Set task
Starting at the first line of the listing below, retype each line up to and including the one that contains "var PER = 12;". Leave pictures out.

Supplied information
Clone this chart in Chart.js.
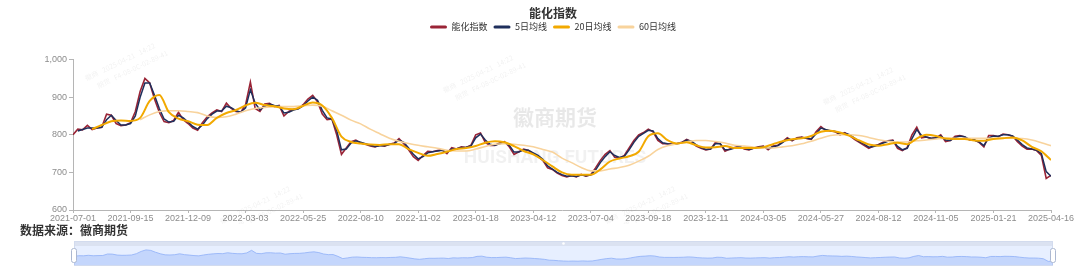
<!DOCTYPE html>
<html>
<head>
<meta charset="utf-8">
<script src="https://cdn.jsdelivr.net/npm/chart.js@4.4.1/dist/chart.umd.min.js"></script>
<style>
body { margin: 0; background: #fff; width: 1080px; height: 276px; overflow: hidden; position: relative; }
#mainBox { position: absolute; left: 0; top: 0; width: 1106px; height: 224px; }
#source { position: absolute; left: 20px; top: 222px; font-family: "Noto Sans CJK SC", sans-serif; font-size: 12px; font-weight: bold; color: #333; line-height: 15px; }
#sliderBox { position: absolute; left: 68px; top: 238px; width: 991px; height: 30px; }
</style>
</head>
<body>
<div id="mainBox"><canvas id="chartMain"></canvas></div>
<div id="source">数据来源：徽商期货</div>
<div id="sliderBox"><canvas id="chartSlider"></canvas></div>
<script>
var tickLabels = ['2021-07-01','2021-09-15','2021-12-09','2022-03-03','2022-05-25','2022-08-10','2022-11-02','2023-01-18','2023-04-12',
    '2023-07-04','2023-09-18','2023-12-11','2024-03-05','2024-05-27','2024-08-12','2024-11-05','2025-01-21','2025-04-16'];
var PER = 12; // puntos por intervalo de etiqueta

var zhishu = [
    800, 815, 813, 825, 814, 818, 820, 855, 852, 830, 824, 826,
    832, 862, 915, 950, 938, 895, 860, 835, 832, 838, 860, 840,
    830, 818, 812, 832, 848, 858, 866, 862, 884, 870, 862, 860,
    880, 940, 870, 862, 882, 884, 875, 878, 850, 862, 868, 870,
    880, 895, 905, 888, 855, 840, 842, 800, 748, 765, 782, 786,
    778, 775, 770, 768, 772, 770, 775, 778, 790, 776, 760, 742,
    732, 745, 756, 755, 758, 760, 750, 766, 762, 768, 766, 772,
    800, 805, 780, 772, 772, 778, 782, 768, 748, 755, 762, 758,
    750, 742, 732, 712, 708, 698, 692, 688, 692, 688, 695, 690,
    694, 712, 732, 748, 758, 740, 738, 745, 765, 785, 800, 806,
    815, 808, 785, 776, 776, 775, 777, 780, 788, 782, 770, 764,
    760, 762, 780, 776, 756, 762, 766, 770, 762, 760, 765, 768,
    770, 760, 770, 772, 782, 792, 784, 792, 794, 790, 788, 808,
    822, 812, 810, 808, 800, 806, 798, 788, 780, 772, 764, 770,
    774, 780, 784, 786, 764, 758, 766, 800, 820, 792, 794, 790,
    792, 800, 782, 785, 796, 798, 794, 786, 786, 780, 768, 798,
    798, 795, 802, 800, 796, 782, 770, 762, 762, 758, 745, 684, 692
];
var ma5 = [
    null, 810, 814, 818, 818, 818, 820, 840, 852, 838, 826, 826,
    830, 850, 900, 938, 938, 905, 870, 842, 834, 836, 852, 845,
    834, 822, 815, 826, 843, 855, 863, 863, 876, 872, 864, 860,
    872, 920, 884, 866, 876, 882, 878, 877, 858, 860, 866, 869,
    877, 890, 900, 892, 865, 845, 842, 812, 760, 762, 778, 784,
    780, 776, 772, 769, 771, 771, 774, 777, 786, 780, 765, 748,
    736, 742, 752, 755, 757, 759, 753, 762, 763, 766, 767, 770,
    792, 802, 786, 775, 772, 776, 780, 772, 754, 754, 760, 759,
    752, 745, 735, 717, 709, 700, 694, 690, 691, 689, 693, 691,
    693, 706, 726, 742, 755, 745, 740, 743, 760, 780, 796, 804,
    812, 810, 790, 779, 776, 775, 776, 779, 786, 783, 773, 766,
    761, 762, 776, 777, 760, 761, 765, 769, 764, 761, 764, 767,
    769, 763, 768, 771, 779, 789, 786, 790, 793, 791, 789, 803,
    818, 814, 811, 809, 802, 804, 800, 791, 782, 775, 767, 769,
    773, 778, 783, 785, 769, 760, 764, 790, 814, 798, 794, 791,
    792, 797, 786, 785, 793, 797, 795, 788, 786, 781, 771, 792,
    797, 796, 800, 800, 797, 786, 774, 765, 762, 759, 750, 702, 690
];
// medias de 20 y 60 dias: un valor cada 2 puntos
var ma20 = [
    null, null, 815, 826, 836, 838, 837, 845, 890, 906, 860, 843,
    836, 827, 826, 845, 858, 866, 878, 885, 879, 876, 870, 868,
    877, 886, 878, 845, 795, 781, 777, 774, 773, 775, 775, 762,
    752, 744, 749, 755, 762, 765, 770, 779, 783, 780, 770, 757,
    748, 733, 716, 700, 694, 694, 694, 708, 729, 737, 743, 755,
    796, 804, 786, 777, 780, 772, 766, 767, 770, 765, 765, 765,
    767, 775, 783, 788, 791, 797, 808, 811, 806, 797, 785, 774,
    771, 775, 779, 775, 790, 800, 797, 790, 789, 789, 785, 784,
    789, 791, 793, 785, 768, 756, 733
];
var ma60 = [
    null, null, null, null, null, null, null, 840, 853, 862, 864, 864,
    862, 859, 850, 846, 848, 855, 864, 870, 873, 875, 875, 875,
    877, 879, 876, 864, 852, 839, 829, 815, 803, 791, 783, 777,
    772, 768, 764, 759, 757, 757, 762, 769, 775, 776, 775, 772,
    768, 761, 754, 738, 726, 713, 704, 704, 709, 713, 719, 730,
    743, 761, 771, 776, 781, 785, 785, 782, 778, 772, 770, 767,
    765, 765, 768, 771, 776, 783, 791, 798, 800, 800, 798, 793,
    787, 783, 781, 781, 784, 786, 789, 791, 791, 791, 791, 791,
    791, 791, 791, 790, 786, 779, 771
];

var xMax = (tickLabels.length - 1) * PER;

function toPoints(arr, step) {
    var pts = [];
    for (var i = 0; i < arr.length; i++) { pts.push({ x: i * step, y: arr[i] }); }
    return pts;
}

Chart.defaults.font.family = "'Liberation Sans', 'Noto Sans CJK SC', sans-serif";
Chart.defaults.animation = false;

var marcaAgua = {
    id: 'marcaAgua',
    beforeDatasetsDraw: function (chart) {
        var ctx = chart.ctx;
        ctx.save();
        ctx.textAlign = 'center';
        ctx.textBaseline = 'middle';
        ctx.fillStyle = 'rgba(0,0,0,0.09)';
        ctx.font = 'bold 21px "Noto Sans CJK SC"';
        ctx.fillText('徽商期货', 555, 117);
        ctx.fillStyle = 'rgba(0,0,0,0.055)';
        ctx.font = 'bold 19px Roboto';
        ctx.fillText('HUISHANG FUTURES', 555, 158);
        ctx.font = '7px "Noto Sans CJK SC"';
        ctx.fillStyle = 'rgba(0,0,0,0.06)';
        [[120, 62], [478, 74], [858, 86], [255, 205], [640, 205]].forEach(function (p) {
            ctx.save();
            ctx.translate(p[0], p[1]);
            ctx.rotate(-0.45);
            ctx.fillText('徽商   2025-04-21   14:22', 0, 0);
            ctx.fillText('期货   F4-08-0C-02-89-41', 8, 12);
            ctx.restore();
        });
        ctx.restore();
    }
};

new Chart(document.getElementById('chartMain'), {
    type: 'line',
    data: {
        datasets: [
            { label: '能化指数', data: toPoints(zhishu, 1), borderColor: '#9a2436', backgroundColor: '#9a2436', borderWidth: 1.6, pointRadius: 0, order: 4 },
            { label: '5日均线', data: toPoints(ma5, 1), borderColor: '#1f2f5c', backgroundColor: '#1f2f5c', borderWidth: 1.5, pointRadius: 0, order: 3 },
            { label: '20日均线', data: toPoints(ma20, 2), borderColor: '#f2a900', backgroundColor: '#f2a900', borderWidth: 2, pointRadius: 0, cubicInterpolationMode: 'monotone', order: 1 },
            { label: '60日均线', data: toPoints(ma60, 2), borderColor: '#f8d39c', backgroundColor: '#f8d39c', borderWidth: 1.6, pointRadius: 0, cubicInterpolationMode: 'monotone', order: 2 }
        ]
    },
    options: {
        responsive: true,
        maintainAspectRatio: false,
        events: [],
        layout: { padding: 0 },
        plugins: {
            title: { display: true, text: '能化指数', color: '#333', font: { size: 12, weight: 'bold', family: "'Noto Sans CJK SC'" }, padding: { top: 6, bottom: -4 } },
            subtitle: { display: true, text: '', weight: 500, font: { size: 1 }, padding: { top: 17, bottom: 0 } },
            legend: {
                labels: {
                    boxWidth: 17, boxHeight: 3, padding: 6, color: '#333',
                    useBorderRadius: true, borderRadius: 1.5,
                    font: { size: 9, family: "'Noto Sans CJK SC'" },
                    sort: function (a, b) { return a.datasetIndex - b.datasetIndex; },
                    generateLabels: function (chart) {
                        var items = Chart.defaults.plugins.legend.labels.generateLabels(chart);
                        items.forEach(function (it) { it.fillStyle = it.strokeStyle; it.lineWidth = 0; });
                        return items;
                    }
                }
            },
            tooltip: { enabled: false }
        },
        scales: {
            x: {
                type: 'linear', min: 0, max: xMax,
                ticks: { stepSize: PER, autoSkip: false, maxRotation: 0, color: '#8c8c8c', font: { size: 9 }, padding: 0,
                    callback: function (v) { return tickLabels[Math.round(v / PER)]; } },
                grid: { drawOnChartArea: false, tickLength: 3, color: '#b5b5b5' },
                border: { color: '#b5b5b5' },
                afterFit: function (s) { s.height = 14; }
            },
            y: {
                min: 600, max: 1000,
                ticks: { stepSize: 100, color: '#8c8c8c', font: { size: 9 }, padding: 2 },
                grid: { drawOnChartArea: false, tickLength: 4, color: '#b5b5b5' },
                border: { color: '#b5b5b5' },
                afterFit: function (s) { s.width = 73; }
            },
            // eje vacio a la derecha para centrar titulo y leyenda
            yDer: {
                position: 'right', min: 600, max: 1000,
                ticks: { display: false }, grid: { display: false }, border: { display: false },
                afterFit: function (s) { s.width = 55; }
            }
        }
    },
    plugins: [marcaAgua]
});

var marcoSlider = {
    id: 'marcoSlider',
    beforeDraw: function (chart) {
        var ctx = chart.ctx, a = chart.chartArea;
        ctx.save();
        ctx.fillStyle = 'rgba(135,175,255,0.2)';
        ctx.fillRect(a.left, a.top, a.width, a.height);
        ctx.fillStyle = 'rgba(210,219,238,0.8)';
        ctx.fillRect(a.left, a.top - 5, a.width, 5);
        ctx.strokeStyle = '#d2dbee';
        ctx.lineWidth = 1;
        ctx.strokeRect(a.left + 0.5, a.top - 4.5, a.width - 1, a.height + 5);
        ctx.restore();
    },
    afterDraw: function (chart) {
        var ctx = chart.ctx, a = chart.chartArea;
        ctx.save();
        ctx.fillStyle = '#fff';
        ctx.strokeStyle = '#acb8d1';
        ctx.lineWidth = 1;
        [a.left, a.right].forEach(function (x) {
            ctx.beginPath();
            if (ctx.roundRect) { ctx.roundRect(x - 2.5, a.top + 2.5, 5, a.height - 5, 2); } else { ctx.rect(x - 2.5, a.top + 2.5, 5, a.height - 5); }
            ctx.fill();
            ctx.stroke();
        });
        ctx.beginPath();
        ctx.arc((a.left + a.right) / 2, a.top - 2.5, 1.3, 0, Math.PI * 2);
        ctx.fill();
        ctx.restore();
    }
};

new Chart(document.getElementById('chartSlider'), {
    type: 'line',
    data: {
        datasets: [{ data: toPoints(zhishu, 1), borderColor: '#8fb0f7', borderWidth: 0.8, backgroundColor: 'rgba(143,176,247,0.4)', fill: 'start', pointRadius: 0 }]
    },
    options: {
        responsive: true,
        maintainAspectRatio: false,
        events: [],
        layout: { padding: { left: 6, right: 6, top: 8, bottom: 3 } },
        plugins: { legend: { display: false }, tooltip: { enabled: false } },
        scales: {
            x: { type: 'linear', display: false, min: 0, max: xMax },
            y: { display: false, min: 600, max: 1040 }
        }
    },
    plugins: [marcoSlider]
});
</script>
</body>
</html>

Task solution
Clone this chart in Chart.js.
<!DOCTYPE html>
<html>
<head>
<meta charset="utf-8">
<script src="https://cdn.jsdelivr.net/npm/chart.js@4.4.1/dist/chart.umd.min.js"></script>
<style>
body { margin: 0; background: #fff; width: 1080px; height: 276px; overflow: hidden; position: relative; }
#mainBox { position: absolute; left: 0; top: 0; width: 1106px; height: 224px; }
#source { position: absolute; left: 20px; top: 222px; font-family: "Noto Sans CJK SC", sans-serif; font-size: 12px; font-weight: bold; color: #333; line-height: 15px; }
#sliderBox { position: absolute; left: 68px; top: 238px; width: 991px; height: 30px; }
</style>
</head>
<body>
<div id="mainBox"><canvas id="chartMain"></canvas></div>
<div id="source">数据来源：徽商期货</div>
<div id="sliderBox"><canvas id="chartSlider"></canvas></div>
<script>
var tickLabels = ['2021-07-01','2021-09-15','2021-12-09','2022-03-03','2022-05-25','2022-08-10','2022-11-02','2023-01-18','2023-04-12',
    '2023-07-04','2023-09-18','2023-12-11','2024-03-05','2024-05-27','2024-08-12','2024-11-05','2025-01-21','2025-04-16'];
var PER = 12; // puntos por intervalo de etiqueta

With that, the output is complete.